We are two arts students who produced a software engineer. We're still scratching our heads and wondering where he came from.

When he started his first job - working from home - there was a call to the door from his boss, welcoming him to the company with a new back pack, beanie hat, drinking cup and a box of fresh cupcakes.

He got a spanking new Mac from the company - no little Amstrad PCW 9512; how far has the world moved on?

Honestly - is there a cocktail called Silicon Valley? Because there sure ought to be.

But I wouldn't swap my university years and my English Lit degree for a seat at the table with Bill Gates or a ride in a rocket with a billionaire.

Yes, for jobs and opportunities, then STEM is very much where it's at.

But humanities are what make us human.

It's no easy ride.

Think of all those wannabe journos and magazine writers with my kind of degree, offering their talents for free just to get a foot in the door and resigning themselves to life in the garret or trotting off with the skinny latte and Americano double shot to keep the boss happy.

But someone needs to stand up for literature as the beating heart of what makes us who we are.

My mother tried to persuade me that the law offer might have been a better option... there was plenty of crime knocking about Belfast in the late 1970s.

But I spent an afternoon with a solicitor and needed two matchsticks to keep my eyelids open.

And what joy was to be had in four whole years of Pip and the kind convict Magwitch, of Macbeth and Patrick Kavanagh.

Looking back, it was wasted on most of us 19-year-olds.

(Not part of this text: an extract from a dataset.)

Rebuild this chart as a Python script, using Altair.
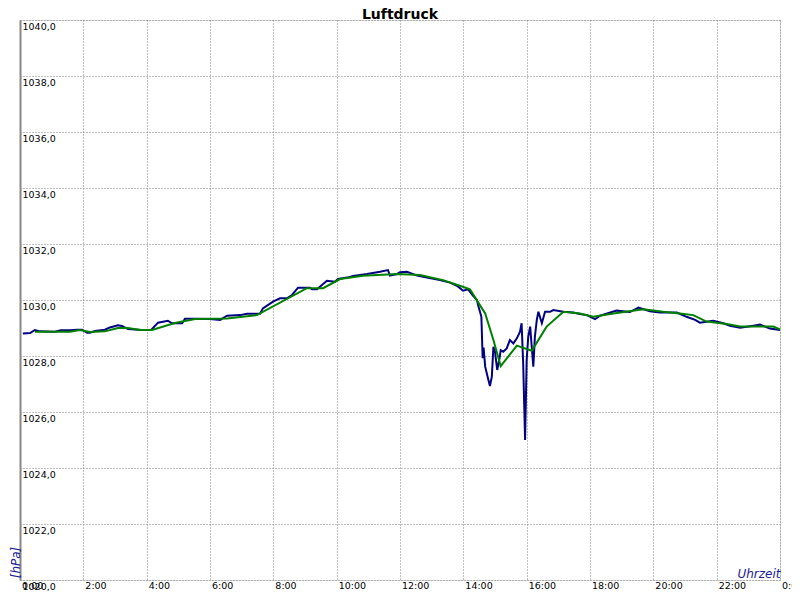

We read a novel, a play and a poet each week.

We read Paradise Lost with an old, rather eccentric prof who wore tweed suits and called it "Paradise Lawst" but he was an easy marker - grand then.

And we read and debated and argued and read more. We drank wine at our tutorials and learned to defend our views. It was an education in the true sense of the word.

Looking back, I wish I'd been old enough to appreciate what we had.

I now know that poetry is soul food, for those who have lived, loved, lost.

Shakespeare's tragedies with all that jealousy, vaulting ambition or pride were lost on the teenage me.

Now I'm backing novelists like Mark Haddon - author of The Curious Incident of the Dog in the Night-Time - who have made a passionate plea to universities not to drop their English degrees.

Haddon says English is about history, psychology, philosophy, languages, sociology, theology... it's about what makes us human.

Writer Patrick Gale says English fosters our understanding of one another.

If more members of the cabinet had an English literature degree, he argues, then they wouldn't be cutting our overseas aid budget or radically undervaluing the importance of investing in children.

To misquote Bill Shankly, literature is not about life or death - it's much more important than that

One of my favourite films is The Curious Case of Benjamin Button about a man whose life is lived the other way round.

He is born old and grows younger. He has a perfect time with the woman he loves then she ages as he turns rebellious teenager.

So maybe university and the study of literature is wasted on the young.

Like Benjamin Button, perhaps we should all live our lives backwards - born old, hit retirement, work and go and read English and revel in the stories of Pip and Miss Havisham, Jane Eyre, Orlando.

Then regress to babyhood and end life with an orgasmic bang. Now that would be poetry.